8. NNPFC- It is the money value of all net final goods and services produced by the normal residents of a country in an accounting year. It includes NFIA and excludes depreciation and NIT.
Method to Learn –
N– Net Final
MP– Market Value
FC– Money Value
NP– Normal Resident
Question. What steps are taken while estimating national income by expenditure method?
Ans. Steps: –
1. Identify all economic units which incurs final expenditure and classify them as
(iv) ROW sector
2. Classify final expenditure incurred by all economic units as
(i)private final consumption expenditure
(ii)government final consumption expenditure
(iii)gross domestic capital formation
(a)gross fixed capital formation
(b)change in stock
3. Estimate the value of all above components of final expenditure incurred by all economic units within domestic territory of country in a year and their sum will estimate GDPMP.

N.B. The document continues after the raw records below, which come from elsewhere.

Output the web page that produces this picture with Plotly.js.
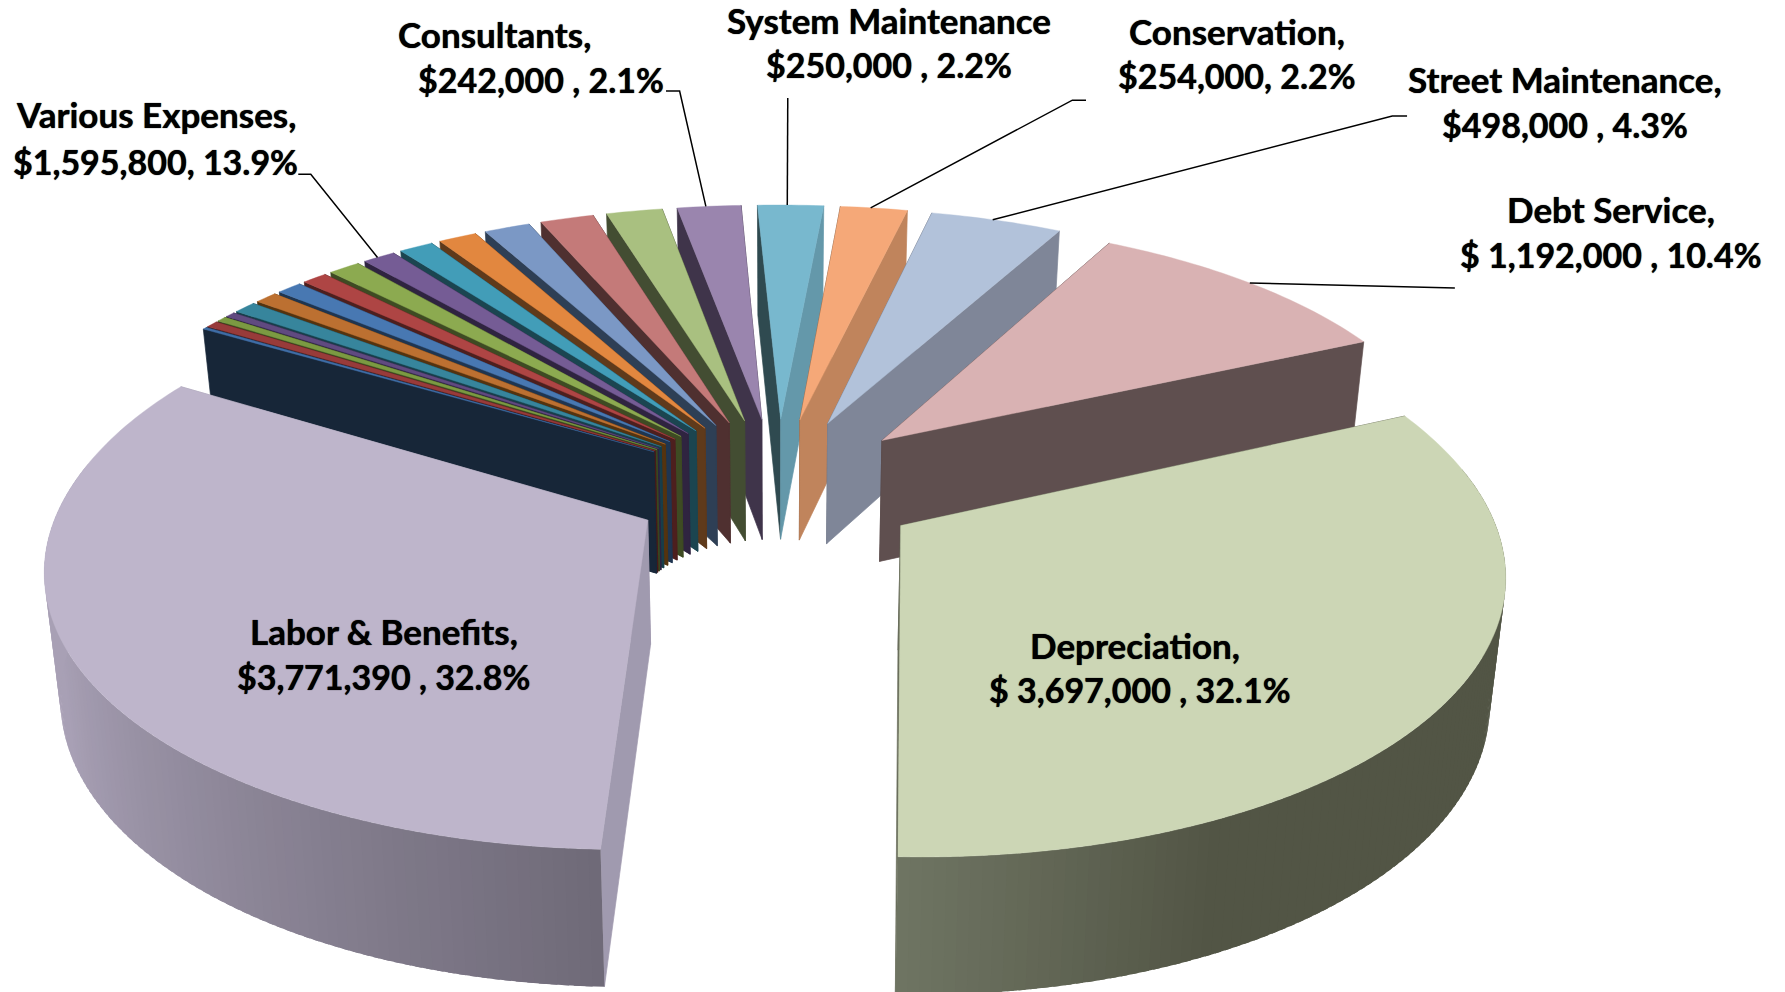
<!DOCTYPE html>
<html>
<head>
<meta charset="utf-8">
<script src="https://cdn.plot.ly/plotly-3.0.1.min.js"></script>
<style>html,body{margin:0;padding:0;background:#fff}#chart{width:1785px;height:992px}</style>
</head>
<body>
<div id="chart"></div>
<script>
// Budget expenses, clockwise from the Labor slice. The unnamed slices make up "Various Expenses".
const categories = ['Labor & Benefits','Various 1','Various 2','Various 3','Various 4','Various 5','Various 6','Various 7','Various 8','Various 9','Various 10','Various 11','Various 12','Various 13','Various 14','Various 15','Consultants','System Maintenance','Conservation','Street Maintenance','Debt Service','Depreciation'];
const amounts = [3771390,16000,45000,36000,36000,84000,84000,94000,94000,120000,123000,129000,145000,174000,203000,212800,242000,250000,254000,498000,1192000,3697000];

// Face colours, one per slice
const topColors = ['#BEB5CB','#3F6DA6','#983B3A','#7B9A42','#604A80','#37859C','#BC7031','#4878B2','#AE4544','#8CAA50','#755C95','#429DB8','#E2873F','#7B98C5','#C47A79','#A9C080','#9A85AE','#78B8CE','#F5A878','#B2C2DA','#D9B2B3','#CCD6B5'];
const startSide = ['#A09AAF','#172638','#461A1A','#39471F','#2C2240','#173E4A','#54330F','#1F3550','#4D1F1E','#3E4B23','#2F2440','#1B4550','#5F3A1B','#2E3F55','#4F3030','#434D32','#3F344A','#2F4A50','#6A4A33','#5A6070','#4A3C3C','#525545'];
const endSide = ['#A09AAF','#172638','#461A1A','#39471F','#2C2240','#173E4A','#54330F','#1F3550','#4D1F1E','#3E4B23','#2F2440','#1B4550','#5F3A1B','#2E3F55','#4F3030','#434D32','#3F344A','#6498AA','#C0845C','#7F8698','#5F4F4F','#6A6F5C'];

// Label text, one entry per printed line
const labelLines = ['Various Expenses,','$1,595,800, 13.9%','Consultants,','$242,000 , 2.1%','System Maintenance','$250,000 , 2.2%','Conservation,','$254,000, 2.2%','Street Maintenance,','$498,000 , 4.3%','Debt Service,','$ 1,192,000 , 10.4%','Labor & Benefits,','$3,771,390 , 32.8%','Depreciation,','$ 3,697,000 , 32.1%'];
const labelX = [137,137,434,475,781,781,1087,1087,1375,1375,1415,1415,337,337,997,1001];
const labelY = [100.5,141.5,29.5,69.5,17.5,56.5,27.5,66.5,69.5,109.5,183.5,223.5,554.5,594.5,566.5,605.5];

// Projection of the tilted pie onto the page
const SCALE = 1785 / 1568;
const view = {cx: 683 * SCALE, cy: 427.6 * SCALE, ax: 512 * SCALE, ayNear: 238 * SCALE, ayFar: 250 * SCALE,
              depth: 108 * SCALE, pxNear: 0.147, pxFar: 0.16, pyNear: 0.145, pyFar: 0.21, depthPow: 0.62,
              shear: 2 * SCALE, shrink: 0.022, explode: 0.25, start: 182};
const rad = d => d * Math.PI / 180;

function project(X, Y) {
  const wx = 1 + (Y < 0 ? view.pxNear : view.pxFar) * Y;
  const wy = 1 + (Y < 0 ? view.pyNear : view.pyFar) * Y;
  return {x: view.cx + view.ax * X / wx - view.shear * Math.max(0, Y),
          y: view.cy - (Y < 0 ? view.ayNear : view.ayFar) * Y / wy, w: wx};
}
function dropDown(p) {
  return {x: view.cx + (p.x - view.cx) * (1 - view.shrink), y: p.y + view.depth / Math.pow(p.w, view.depthPow)};
}

const total = amounts.reduce((a, b) => a + b, 0);
let cursor = view.start;
const wedges = amounts.map((v, i) => {
  const a0 = cursor, a1 = cursor + v / total * 360;
  cursor = a1;
  const mid = (a0 + a1) / 2;
  return {i, a0, a1, mid, ox: view.explode * Math.sin(rad(mid)), oy: view.explode * Math.cos(rad(mid))};
});
const rimPoint = (w, a) => project(w.ox + Math.sin(rad(a)), w.oy + Math.cos(rad(a)));
const apexPoint = w => project(w.ox, w.oy);

function poly(points, color, lw) {
  const t = {type: 'scatter', x: points.map(p => p.x), y: points.map(p => p.y),
             fill: 'toself', fillcolor: color, hoverinfo: 'skip', showlegend: false};
  if (lw === 0) { t.mode = 'none'; }
  else { t.mode = 'lines'; t.line = {color, width: lw === undefined ? 0.7 : lw, simplify: false}; }
  return t;
}
function mix(c0, c1, t) {
  const h = c => [1, 3, 5].map(k => parseInt(c.substr(k, 2), 16));
  const a = h(c0), b = h(c1);
  return 'rgb(' + a.map((v, k) => Math.round(v + (b[k] - v) * t)).join(',') + ')';
}
// Outer wall shading of the two large front slices
function wallColor(i, a) {
  if (i === 0) return mix('#6F6A78', '#A8A0B5', Math.min(1, Math.max(0, (a - 182) / 65)));
  return mix('#525545', '#6F7563', Math.min(1, Math.max(0, (a - 515) / 27)));
}

const traces = [];
const drawOrder = wedges.slice().sort((p, q) => Math.cos(rad(q.mid)) - Math.cos(rad(p.mid)));
for (const w of drawOrder) {
  const apex = apexPoint(w), apexLow = dropDown(apex);
  const p0 = rimPoint(w, w.a0), p1 = rimPoint(w, w.a1);
  const startFace = poly([apex, p0, dropDown(p0), apexLow, apex], startSide[w.i]);
  const endFace = poly([apex, p1, dropDown(p1), apexLow, apex], endSide[w.i]);
  if (Math.sin(rad(w.mid)) < 0) traces.push(endFace, startFace); else traces.push(startFace, endFace);

  // Outer wall, only where it turns toward the viewer; each strip overlaps the next to hide seams
  const span = w.a1 - w.a0;
  const steps = Math.max(2, Math.ceil(span));
  for (let s = 0; s < steps; s++) {
    const b0 = w.a0 + span * s / steps, b1 = w.a0 + span * (s + 1) / steps;
    if (Math.cos(rad((b0 + b1) / 2)) > 0.2) continue;
    const b2 = Math.min(w.a1, b1 + 0.6);
    const q0 = rimPoint(w, b0), q1 = rimPoint(w, b2);
    traces.push(poly([q0, q1, dropDown(q1), dropDown(q0), q0], wallColor(w.i, (b0 + b1) / 2), 0));
  }

  const top = [apex];
  for (let s = 0; s <= steps; s++) top.push(rimPoint(w, w.a0 + span * s / steps));
  top.push(apex);
  traces.push(poly(top, topColors[w.i], 0.4));
}

// Leader lines run from a label elbow to the rim of the slice they name
function leader(sliceIndex, frac, elbows) {
  const w = wedges[sliceIndex];
  const end = rimPoint(w, w.a0 + (w.a1 - w.a0) * frac);
  const pts = elbows.map(e => ({x: e[0] * SCALE, y: e[1] * SCALE})).concat([end]);
  traces.push({type: 'scatter', mode: 'lines', x: pts.map(p => p.x), y: pts.map(p => p.y),
               line: {color: '#000', width: 1.5}, hoverinfo: 'skip', showlegend: false});
}
leader(10, 0.45, [[262, 153], [273, 153]]);
leader(16, 0.45, [[585, 80], [597, 80]]);
leader(17, 0.45, [[692, 86]]);
leader(18, 0.45, [[954, 88], [942, 88]]);
leader(19, 0.47, [[1236, 102], [1223, 102]]);
leader(20, 0.5, [[1278, 253]]);

const annotations = labelLines.map((t, k) => ({
  text: '<b>' + t.replace(/&/g, '&amp;') + '</b>', x: labelX[k] * SCALE, y: labelY[k] * SCALE,
  xref: 'x', yref: 'y', showarrow: false, xanchor: 'center', yanchor: 'middle',
  font: {family: 'Lato, "Open Sans", sans-serif', size: k % 2 ? 34 : 35, color: '#000', shadow: '0 0 1px #000'}
}));

Plotly.newPlot('chart', traces, {
  width: 1785, height: 992, margin: {l: 0, r: 0, t: 0, b: 0},
  paper_bgcolor: '#fff', plot_bgcolor: '#fff', showlegend: false, annotations,
  xaxis: {range: [0, 1785], visible: false, fixedrange: true},
  yaxis: {range: [992, 0], visible: false, fixedrange: true}
}, {displayModeBar: false, responsive: false});
</script>
</body>
</html>
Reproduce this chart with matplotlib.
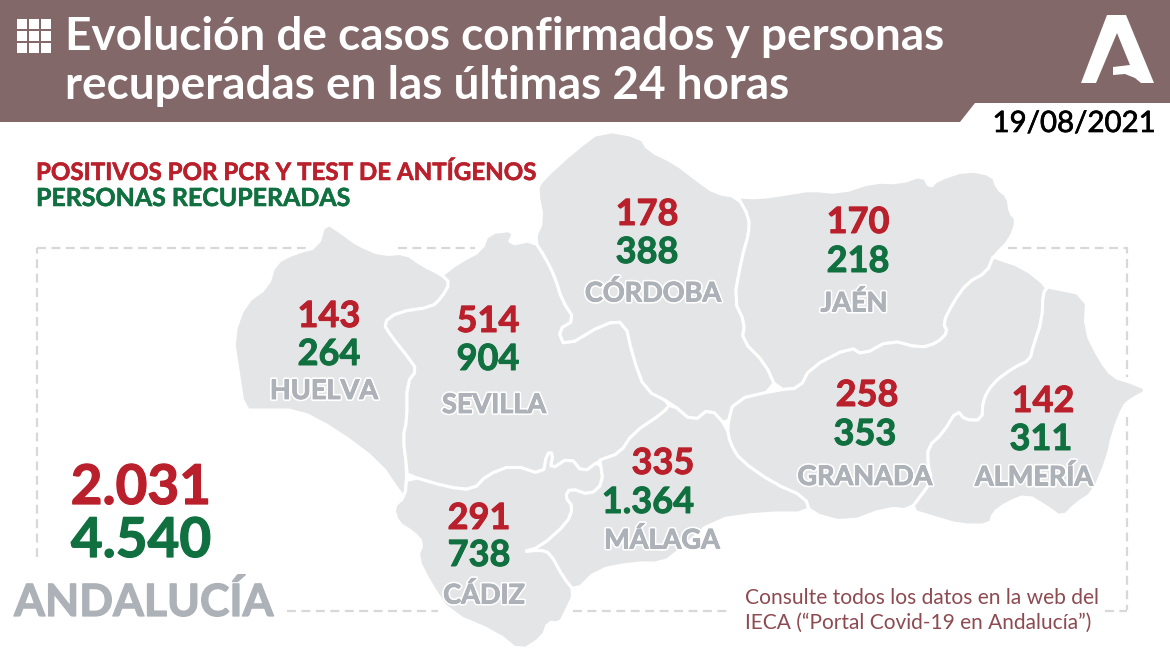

4. From the estimates of GDPMP, value of depreciation and NIT are subtracted and NFIA is added to get NNPFC (National Income).
Question. Explain the components of domestic factor income.
Ans. 1) Compensation of employees: It is the reward paid to an employee for his physical or mental services rendered in the process of production. It can be paid in three ways: –
i) Wages and salaries in cash
ii) Wages and salary in kind
iii) Social security schemes by employer
2) Operating surplus: It refers to income from property and entrepreneurship. It is the sum of rent, interest and profit.
i) Rent and Royalty- Rent is the income earned by landlord by providing the services of land, building or any sub-soil assets. It is to be noted that domestic income also includes imputed rent of self-occupied houses. Royalty is the income earned from intangible assets like copyright, patents, trademarks etc.
ii) Interest- It is the cost of capital sacrificed for a particular period of time. In other words, it refers to that amount which debtor is liable to pay to creditors for the use of funds borrowed.
It is to be noted that interest on loan taken for consumption purpose is considered transfer income so not included in domestic income.
iii) Profits- It is the reward given to factor input ‘entrepreneur’ for undertaking the risk and organising other factors of production.
3) Mixed Income- It is the income of those self-employed persons who provide all factor services of land, labour, capital in their own business so their income includes rent, interest, wages and profit which is difficult to classify individually. So, their income is called mixed income.
Question. Define NFIA. What are the components?
Ans. It refers to difference between factor income earned by normal residents of a country in abroad and factor income earned by non-residents within domestic territory of a country in a year.
1. Net compensation of employees from abroad.
2. Net income from property and entrepreneurship from abroad.
3. Net retained earnings of resident company in abroad.